High season in the cities is late May through early September, and, in Québec City, February weekends during the big winter Carnaval. The period from Christmas to New Year's is also busy. Hotels are most likely to be full and charge their highest rates in these periods. Low season is during March and April, when few events are scheduled and winter sports start to be iffy. The late-fall months of October and November are also slow, due to their all-but-empty social calendars.
Weather -- Temperatures are usually a few degrees lower in Québec City than in Montréal. Spring, short but sweet, arrives around the middle of May. Summer (mid-June through mid-Sept) tends to be humid in Montréal, Québec City, and other communities along the St. Lawrence River, and drier at the inland resorts of the Laurentides and the Cantons-de-l'Est. Intense, but usually brief, heat waves mark July and early August, but temperatures rarely remain oppressive in the evenings.

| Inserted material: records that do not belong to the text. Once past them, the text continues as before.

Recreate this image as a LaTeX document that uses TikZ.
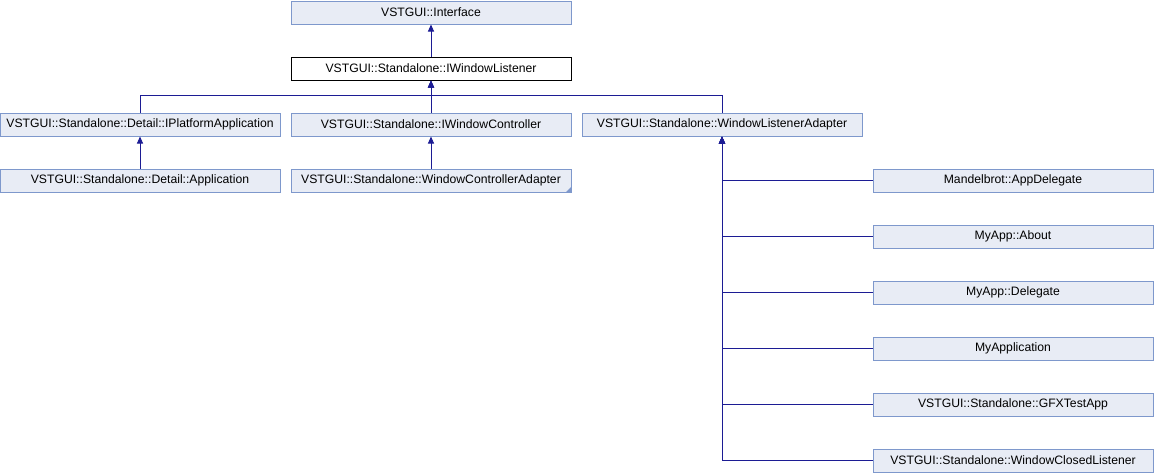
\documentclass[tikz,border=0pt]{standalone}
\usepackage{fontspec}
\setmainfont{Liberation Sans}
\usetikzlibrary{arrows.meta}
\definecolor{boxfill}{HTML}{E8ECF5}
\definecolor{boxline}{HTML}{7E98CC}
\definecolor{edgeblue}{HTML}{1C1C94}
\tikzset{
  cls/.style={draw=boxline, fill=boxfill, line width=1pt, minimum width=280pt,
    minimum height=23pt, inner sep=0pt, text=black,
    font=\fontsize{12.2}{14}\selectfont},
  current/.style={cls, draw=black, fill=white},
  inherit/.style={draw=edgeblue, line width=1pt,
    -{Triangle[length=7pt,width=6pt]}},
}
\begin{document}
\begin{tikzpicture}[x=1pt,y=-1pt]
\useasboundingbox (0,0) rectangle (1154,472);
% class boxes
\node[cls]     (iface) at (431,12.5)  {VSTGUI::Interface};
\node[current] (iwl)   at (431,68.5)  {VSTGUI::Standalone::IWindowListener};
\node[cls]     (ipa)   at (140,124.5) {VSTGUI::Standalone::Detail::IPlatformApplication};
\node[cls]     (iwc)   at (431,124.5) {VSTGUI::Standalone::IWindowController};
\node[cls]     (wla)   at (722,124.5) {VSTGUI::Standalone::WindowListenerAdapter};
\node[cls]     (app)   at (140,180.5) {VSTGUI::Standalone::Detail::Application};
\node[cls]     (wca)   at (431,180.5) {VSTGUI::Standalone::WindowControllerAdapter};
\node[cls]     (mand)  at (1013,180.5) {Mandelbrot::AppDelegate};
\node[cls]     (about) at (1013,236.5) {MyApp::About};
\node[cls]     (deleg) at (1013,292.5) {MyApp::Delegate};
\node[cls]     (myapp) at (1013,348.5) {MyApplication};
\node[cls]     (gfx)   at (1013,404.5) {VSTGUI::Standalone::GFXTestApp};
\node[cls]     (wcl)   at (1013,460.5) {VSTGUI::Standalone::WindowClosedListener};
% marker of a class with more derived classes
\fill[boxline] (wca.south east) -- ++(-6,0) -- ++(6,-6) -- cycle;
% inheritance edges
\draw[inherit] (iwl.north) -- (iface.south);
\draw[inherit] (ipa.north) -- ++(0,-17) -| (iwl.south);
\draw[inherit] (iwc.north) -- (iwl.south);
\draw[inherit] (wla.north) -- ++(0,-17) -| (iwl.south);
\draw[inherit] (app.north) -- (ipa.south);
\draw[inherit] (wca.north) -- (iwc.south);
\draw[inherit] (mand.west)  -| (wla.south);
\draw[inherit] (about.west) -| (wla.south);
\draw[inherit] (deleg.west) -| (wla.south);
\draw[inherit] (myapp.west) -| (wla.south);
\draw[inherit] (gfx.west)   -| (wla.south);
\draw[inherit] (wcl.west)   -| (wla.south);
\end{tikzpicture}
\end{document}
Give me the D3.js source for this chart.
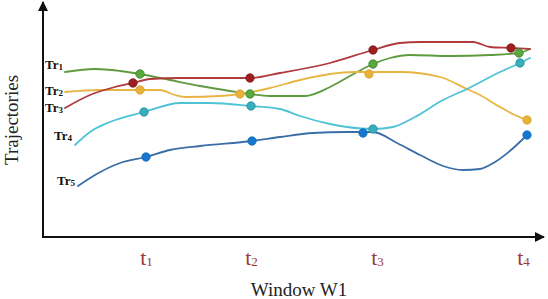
<!DOCTYPE html>
<html>
<head>
<meta charset="utf-8">
<script src="https://cdn.jsdelivr.net/npm/d3@7"></script>
<style>
  body { margin: 0; background: #fff; }
  svg { display: block; font-family: "Liberation Serif", "DejaVu Serif", serif; }
</style>
</head>
<body>
<svg id="chart" width="548" height="299"></svg>
<script>
// ── data (x: position along window W1, y: trajectory value) ──
const seriesNames = ['Tr1', 'Tr2', 'Tr3', 'Tr4', 'Tr5'];

const tr1Line = [[22,165],[52,168],[77,166],[97,163],[127,157],[157,151],[187,146],[207,143],[227,141],[262,141],[287,150],[307,161],[330,173],[347,179],[367,182],[407,181],[447,182],[476,184],[487,188]];
const tr2Line = [[22,145],[57,147],[97,147],[117,147],[132,142],[142,140],[177,141],[197,143],[227,149],[257,157],[287,163],[312,165],[357,165],[397,160],[424,148],[437,142],[457,130],[472,122],[484,117]];
const tr3Line = [[22,129],[47,142],[72,150],[90,154],[107,158],[137,159],[207,159],[237,164],[287,174],[330,187],[357,194],[377,195],[430,195],[447,190],[468,189],[487,188]];
const tr4Line = [[32,92],[47,105],[67,115],[101,125],[137,134],[167,134],[208,131],[237,128],[257,121],[287,113],[304,110],[330,108],[350,110],[372,120],[400,137],[424,148],[457,165],[477,174],[487,179]];
const tr5Line = [[35,51],[52,62],[77,74],[103,80],[127,87],[157,91],[209,96],[237,100],[270,104],[304,105],[330,105],[354,94],[377,82],[400,71],[420,67],[437,68],[452,75],[468,87],[484,102]];

const tr1Dots = [[97,163],[207,143],[330,173],[476,184]];
const tr2Dots = [[97,147],[197,143],[326,163],[484,117]];
const tr3Dots = [[90,154],[207,159],[330,187],[468,189]];
const tr4Dots = [[101,125],[208,131],[330,108],[477,174]];
const tr5Dots = [[103,80],[209,96],[320,104],[484,102]];

const tickPositions = [103, 208, 334, 480];
const tickLabels = ['1', '2', '3', '4'];

// ── style ──
const COLORS = {
  Tr1: { line: '#5e9a3e', dot: '#5aa93e', edge: '#3f7d2a' },
  Tr2: { line: '#e8b542', dot: '#e6b23a', edge: '#d9a22a' },
  Tr3: { line: '#b03a3c', dot: '#9c1f22', edge: '#7e1618' },
  Tr4: { line: '#4fc3d6', dot: '#36aebd', edge: '#1f8d9c' },
  Tr5: { line: '#3c6ea6', dot: '#1677d0', edge: '#1169b8' }
};

const series = [
  { name: 'Tr1', line: tr1Line, dots: tr1Dots, lab: [-20, -3] },
  { name: 'Tr2', line: tr2Line, dots: tr2Dots, lab: [-20, 3] },
  { name: 'Tr3', line: tr3Line, dots: tr3Dots, lab: [-20, 4] },
  { name: 'Tr4', line: tr4Line, dots: tr4Dots, lab: [-21, -5] },
  { name: 'Tr5', line: tr5Line, dots: tr5Dots, lab: [-21, -1] }
];

const svg = d3.select('#chart');
const margin = { top: 2, right: 5, bottom: 62, left: 43 };
const W = 548 - margin.left - margin.right;
const H = 299 - margin.top - margin.bottom;
const g = svg.append('g').attr('transform', `translate(${margin.left},${margin.top})`);

const x = d3.scaleLinear().domain([0, 500]).range([0, W]);
const y = d3.scaleLinear().domain([0, 235]).range([H, 0]);

// arrow heads
const defs = svg.append('defs');
defs.append('marker')
  .attr('id', 'arrow')
  .attr('viewBox', '0 0 10 10')
  .attr('refX', 9).attr('refY', 5)
  .attr('markerWidth', 5).attr('markerHeight', 5)
  .attr('orient', 'auto')
  .append('path').attr('d', 'M0,0 L10,5 L0,10 z').attr('fill', '#111');

// axes
g.append('line')
  .attr('x1', 0).attr('y1', H).attr('x2', W + 1).attr('y2', H)
  .attr('stroke', '#111').attr('stroke-width', 2)
  .attr('marker-end', 'url(#arrow)');
g.append('line')
  .attr('x1', 0).attr('y1', H + 1).attr('x2', 0).attr('y2', 0)
  .attr('stroke', '#111').attr('stroke-width', 2)
  .attr('marker-end', 'url(#arrow)');

const xAxis = g.append('g')
  .attr('transform', `translate(0,${H})`)
  .call(d3.axisBottom(x).tickValues(tickPositions).tickSize(0).tickFormat(''));
xAxis.select('.domain').remove();
xAxis.selectAll('.tick text').remove();
xAxis.selectAll('.tick').append('text')
  .attr('y', 28)
  .attr('text-anchor', 'middle')
  .attr('fill', '#9a3a3a')
  .attr('font-family', '"Liberation Serif", serif')
  .each(function (d, i) {
    const t = d3.select(this);
    t.append('tspan').attr('font-size', 22).text('t');
    t.append('tspan').attr('font-size', 13).attr('dy', 1).text(tickLabels[i]);
  });

// lines
const line = d3.line()
  .x(d => x(d[0]))
  .y(d => y(d[1]))
  .curve(d3.curveMonotoneX);

series.forEach(s => {
  g.append('path')
    .datum(s.line)
    .attr('d', line)
    .attr('fill', 'none')
    .attr('stroke', COLORS[s.name].line)
    .attr('stroke-width', 1.8)
    .attr('stroke-linecap', 'round');
});

series.forEach(s => {
  g.selectAll(null)
    .data(s.dots).enter().append('circle')
      .attr('cx', d => x(d[0]))
      .attr('cy', d => y(d[1]))
      .attr('r', 4.2)
      .attr('fill', COLORS[s.name].dot)
      .attr('stroke', COLORS[s.name].edge)
      .attr('stroke-width', 0.8);
});

// series labels next to line starts
series.forEach(s => {
  const p = s.line[0];
  const t = g.append('text')
    .attr('x', x(p[0]) + s.lab[0])
    .attr('y', y(p[1]) + s.lab[1])
    .attr('text-anchor', 'start')
    .attr('fill', '#111')
    .attr('font-weight', 'bold')
    .attr('font-family', '"Liberation Serif", serif');
  t.append('tspan').attr('font-size', 13).text(s.name.slice(0, 2));
  t.append('tspan').attr('font-size', 9).attr('dy', 0.5).text(s.name.slice(2));
});

// axis titles
svg.append('text')
  .attr('x', 299).attr('y', 296)
  .attr('text-anchor', 'middle')
  .attr('font-size', 19)
  .attr('fill', '#222')
  .text('Window W1');

svg.append('text')
  .attr('transform', 'translate(18,120) rotate(-90)')
  .attr('text-anchor', 'middle')
  .attr('font-size', 19)
  .attr('fill', '#222')
  .text('Trajectories');
</script>
</body>
</html>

Autumn (Sept-Oct) is as short and changeable as spring, with warm days and cool or chilly nights; it's during this season that Canadian maples blaze with color for weeks.
Winter brings dependable snows for skiing in the Laurentides, the Cantons-de-l'Est, and Charlevoix. After a sleigh ride or a ski run in Parc du Mont-Royal, Montréal's underground city is a climate-controlled blessing. Outside, snow and slush are present from November to March.